| SUPPLIED MATERIAL |
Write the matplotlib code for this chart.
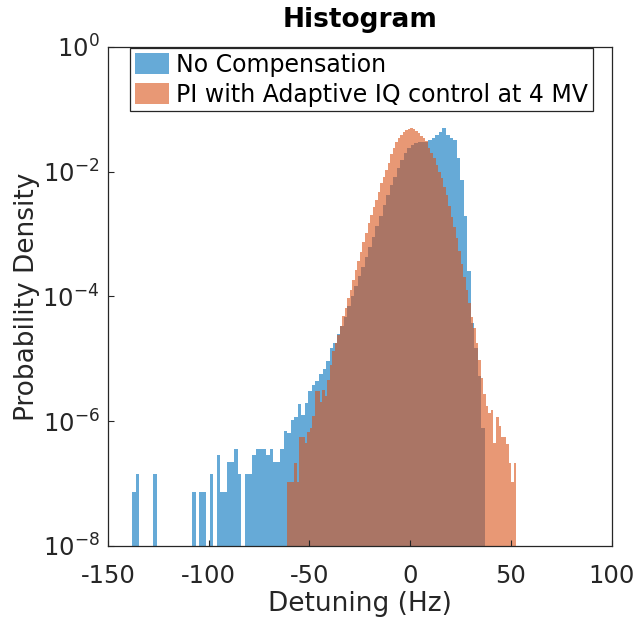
import numpy as np
import matplotlib
matplotlib.use("Agg")
import matplotlib.pyplot as plt
from matplotlib.patches import Patch

plt.rcParams['font.family'] = ['DejaVu Sans']
plt.rcParams['axes.unicode_minus'] = False
plt.rcParams['mathtext.fontset'] = 'dejavusans'

# ---------------- data ----------------
title = "Histogram"
x_label = "Detuning (Hz)"
y_label = "Probability Density"
series_names = ["No Compensation", "PI with Adaptive IQ control at 4 MV"]

# No Compensation: bin layout and log10(probability density) per bin (None = empty bin)
blue_start = -138.0
blue_width = 1.75
blue_log10 = [
    -7.14, -6.84, None, None, None, None, -6.84, None, None, None,
    None, None, None, None, None, None, None, -7.14, None, -7.14,
    -7.14, None, -6.84, None, -6.54, -7.14, -7.14, -6.66, -6.66, -6.44,
    -6.84, None, -6.84, -6.84, -6.54, -6.44, -6.44, -6.44, -6.54, -6.44,
    -6.66, -6.66, -6.44, -6.15, -6.19, -5.98, -5.93, -5.72, -5.90, -5.71,
    -5.51, -5.42, -5.36, -5.24, -5.17, -5.03, -4.83, -4.75, -4.60, -4.47,
    -4.33, -4.16, -4.00, -3.84, -3.68, -3.53, -3.37, -3.21, -3.04, -2.87,
    -2.71, -2.53, -2.37, -2.21, -2.08, -1.94, -1.81, -1.70, -1.62, -1.57,
    -1.54, -1.52, -1.52, -1.52, -1.49, -1.46, -1.41, -1.36, -1.30, -1.41,
    -1.46, -1.49, -1.78, -2.13, -2.71, -3.59, -4.42, -4.82, -5.28, -6.11,
]

# PI with Adaptive IQ control at 4 MV
orange_start = -61.2
orange_width = 1.25
orange_log10 = [
    -6.97, -6.97, -6.97, -6.67, -6.97, -6.25, -6.25, -6.35, -6.17, -6.11,
    -5.92, -5.52, -5.52, -5.69, -5.50, -5.60, -5.34,
    -5.10, -4.88, -4.75, -4.62, -4.48, -4.32, -4.19, -4.03, -3.89, -3.73,
    -3.57, -3.43, -3.28, -3.12, -2.99, -2.83, -2.69, -2.56, -2.45, -2.33,
    -2.18, -2.08, -1.97, -1.86, -1.72, -1.62, -1.53, -1.46, -1.42, -1.37,
    -1.33, -1.31, -1.30, -1.31, -1.35, -1.38, -1.43, -1.46, -1.51, -1.62,
    -1.70, -1.78, -1.89, -2.00, -2.10, -2.24, -2.37, -2.55, -2.72, -2.88,
    -3.06, -3.27, -3.48, -3.69, -3.89, -4.10, -4.33, -4.50, -4.74, -5.02,
    -5.30, -5.56, -5.75, -5.87, -5.82, -6.35, -5.93, -6.07, -6.25, -6.25,
    -6.36, -6.67, -6.97, -6.67,
]

x_ticks = [-150, -100, -50, 0, 50, 100]
y_ticks = [1e-8, 1e-6, 1e-4, 1e-2, 1e0]
y_tick_labels = [r"$\mathdefault{10^{-8}}$", r"$\mathdefault{10^{-6}}$",
                 r"$\mathdefault{10^{-4}}$", r"$\mathdefault{10^{-2}}$",
                 r"$\mathdefault{10^{0}}$"]

# ---------------- styling ----------------
c_blue = (0.0, 0.447, 0.741)
c_orange = (0.850, 0.325, 0.098)
face_alpha = 0.6
dark = (0.15, 0.15, 0.15)


def to_density(vals):
    return np.array([0.0 if v is None else 10.0 ** v for v in vals])


fig = plt.figure(figsize=(6.42, 6.20), dpi=100)
ax = fig.add_axes([0.168, 0.1194, 0.785, 0.805])

for start, width, vals, col in [(blue_start, blue_width, blue_log10, c_blue),
                                (orange_start, orange_width, orange_log10, c_orange)]:
    dens = to_density(vals)
    edges = start + width * np.arange(len(dens) + 1)
    plot_vals = np.where(dens > 0, dens, 1e-12)
    ax.stairs(plot_vals, edges, fill=True, baseline=1e-12,
              color=col, alpha=face_alpha, linewidth=0)

ax.set_yscale('log')
ax.set_xlim(-150, 100)
ax.set_ylim(1e-8, 1e0)
ax.set_xticks(x_ticks)
ax.set_xticklabels([str(t) for t in x_ticks])
ax.set_yticks(y_ticks)
ax.set_yticklabels(y_tick_labels)
ax.yaxis.set_minor_locator(matplotlib.ticker.NullLocator())
ax.tick_params(direction='in', length=4, width=0.8, colors=dark,
               labelsize=17.5, top=False, right=False)
ax.tick_params(axis='x', pad=13)
ax.tick_params(axis='y', pad=6)
for sp in ax.spines.values():
    sp.set_color(dark)
    sp.set_linewidth(0.9)

ax.set_xlabel(x_label, fontsize=19, color=dark, labelpad=2)
ax.set_ylabel(y_label, fontsize=19, color=dark, labelpad=2)
ax.set_title(title, fontsize=19, fontweight='bold', color='black', pad=14)

handles = [Patch(facecolor=c_blue, alpha=face_alpha, edgecolor='none'),
           Patch(facecolor=c_orange, alpha=face_alpha, edgecolor='none')]
leg = ax.legend(handles, series_names, loc='upper left',
                bbox_to_anchor=(130 / 642, 1 - 48 / 620),
                bbox_transform=fig.transFigure,
                fontsize=17, frameon=True, fancybox=False,
                edgecolor=dark, framealpha=1.0,
                handlelength=1.45, handleheight=1.0, handletextpad=0.3,
                labelspacing=0.25, borderpad=0.2, borderaxespad=0)
leg.get_frame().set_linewidth(0.9)
for t in leg.get_texts():
    t.set_color('black')

fig.savefig("out.png", dpi=100)
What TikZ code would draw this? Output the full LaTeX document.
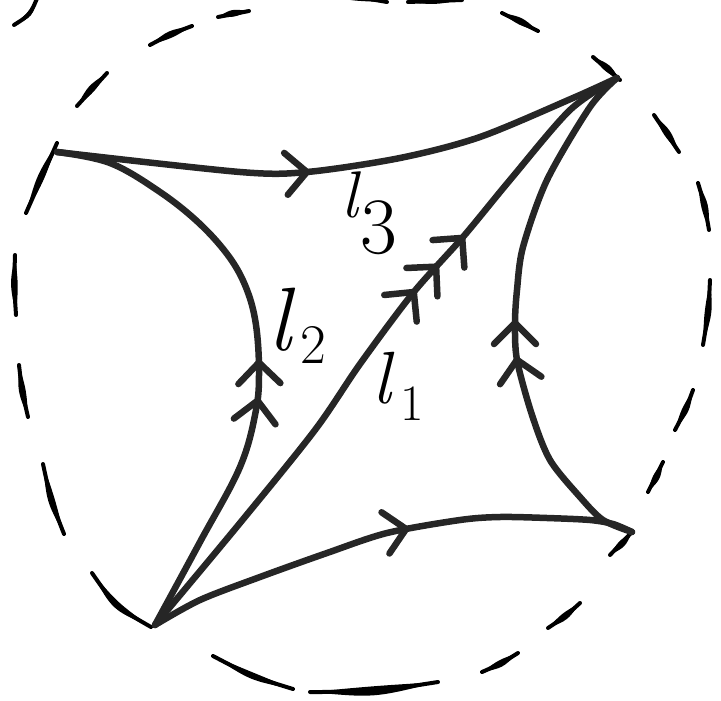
\documentclass[tikz,border=0pt]{standalone}
\usetikzlibrary{calc,decorations.markings}
\tikzset{
  edge/.style={line width=6.5pt, draw=black!85, line cap=round, line join=round},
  chev/.style={line width=6.5pt, draw=black!85, line cap=round, line join=round},
  dashink/.style={fill=black},
  dashline/.style={draw=black, line width=4pt, line cap=round},
  lbl/.style={inner sep=0pt, anchor=base west, text=black},
}
\newcommand\chevmark{\draw[chev] (-21pt,21pt) -- (0pt,0pt) -- (-21pt,-21pt);}
% hand-drawn dash of the boundary circle: [half width]{x1}{y1}{x2}{y2}{bulge}
\newcommand\hd[6][4.5]{%
  \pgfmathsetmacro\hdo{-(#6)-#1}%
  \pgfmathsetmacro\hdi{-(#6)+#1}%
  \pgfmathsetmacro\hdc{-(#6)}%
  \fill[dashink] (#2,#3) .. controls ($(#2,#3)!0.5!(#4,#5)!\hdo pt!(O)$) .. (#4,#5)
    .. controls ($(#2,#3)!0.5!(#4,#5)!\hdi pt!(O)$) .. cycle;
  \draw[dashline] (#2,#3) .. controls ($(#2,#3)!0.5!(#4,#5)!\hdc pt!(O)$) .. (#4,#5);}
\newcommand\lab[5]{{\fontsize{#1}{#1}\selectfont\itshape l}\hspace{#5}\raisebox{#4}{\fontsize{#2}{#2}\selectfont #3}}
\begin{document}
\begin{tikzpicture}[x=1pt,y=-1pt]
\useasboundingbox (0,0) rectangle (721,701);
\clip (0,0) rectangle (721,701);
\coordinate (O) at (362,350);
\coordinate (A) at (57,152);
\coordinate (B) at (617,78);
\coordinate (C) at (632,532);
\coordinate (D) at (155,625);

% boundary circle, drawn as dashes
\hd{26}{213}{57}{143}{1}
\hd{77}{106}{107}{73}{1}
\hd{150}{45}{192}{26}{1.5}
\hd{218}{17}{249}{11}{1}
\hd[5]{318}{-6}{387}{2}{2}
\hd[5]{408}{2}{462}{0}{1}
\hd{502}{13}{538}{31}{1}
\hd{593}{57}{620}{80}{1}
\hd{654}{115}{679}{152}{1}
\hd{698}{183}{709}{230}{1.5}
\hd{710}{280}{703}{345}{2}
\hd{693}{390}{675}{430}{1.5}
\hd{663}{462}{648}{492}{1}
\hd{632}{532}{610}{555}{1}
\hd{580}{603}{548}{628}{1.5}
\hd{518}{653}{482}{672}{1.5}
\hd[6]{438}{682}{310}{692}{5}
\hd{293}{689}{213}{656}{4}
\hd{151}{627}{92}{573}{9}
\hd{64}{534}{43}{464}{3}
\hd{28}{417}{19}{365}{1.5}
\hd{16}{315}{15}{255}{1.5}
\hd[3]{38}{-4}{14}{25}{-6}

% top edge
\draw[edge, postaction={decorate, decoration={markings,
    mark=at position 0.435 with {\chevmark}}}]
  plot[smooth, tension=0.5] coordinates {(A) (240,172) (307,172) (400,158) (480,137) (573,98) (B)};
% left edge
\draw[edge, postaction={decorate, decoration={markings,
    mark=at position 0.41 with {\chevmark},
    mark=at position 0.473 with {\chevmark}}}]
  plot[smooth, tension=0.6] coordinates {(D) (200,542) (240,467) (256,410) (259,370) (256,325) (247,290) (230,258) (200,224) (160,192) (110,163) (A)};
% diagonal l1
\draw[edge, postaction={decorate, decoration={markings,
    mark=at position 0.587 with {\chevmark},
    mark=at position 0.634 with {\chevmark},
    mark=at position 0.688 with {\chevmark}}}]
  plot[smooth, tension=0.5] coordinates {(D) (240,523) (315,430) (360,364) (413,293) (463,237) (510,180) (570,110) (B)};
% right edge
\draw[edge, postaction={decorate, decoration={markings,
    mark=at position 0.413 with {\chevmark},
    mark=at position 0.483 with {\chevmark}}}]
  plot[smooth, tension=0.5] coordinates {(C) (603,520) (580,497) (550,460) (532,415) (517,360) (515,323) (517,290) (523,247) (547,180) (590,107) (B)};
% bottom edge
\draw[edge, postaction={decorate, decoration={markings,
    mark=at position 0.541 with {\chevmark}}}]
  plot[smooth, tension=0.5] coordinates {(D) (200,600) (260,577) (327,553) (387,533) (460,520) (500,517) (547,518) (590,520) (613,524) (C)};

% labels
\node[lbl] (l3) at (341,217) {\lab{66}{80}{3}{-36pt}{3pt}};
\node[lbl] (l2) at (268,350) {\lab{90}{56}{2}{-13pt}{10pt}};
\node[lbl] (l1) at (372,403) {\lab{74}{51}{1}{-17pt}{10pt}};
\end{tikzpicture}
\end{document}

| STATED PROBLEM |
All lines from the start of the entries above through the line containing "plt.rcParams['mathtext.fontset'] = 'dejavusans'" are to be given again exactly; the pictures are not.

| THE RESPONSE |
Write the matplotlib code for this chart.
import numpy as np
import matplotlib
matplotlib.use("Agg")
import matplotlib.pyplot as plt
from matplotlib.patches import Patch

plt.rcParams['font.family'] = ['DejaVu Sans']
plt.rcParams['axes.unicode_minus'] = False
plt.rcParams['mathtext.fontset'] = 'dejavusans'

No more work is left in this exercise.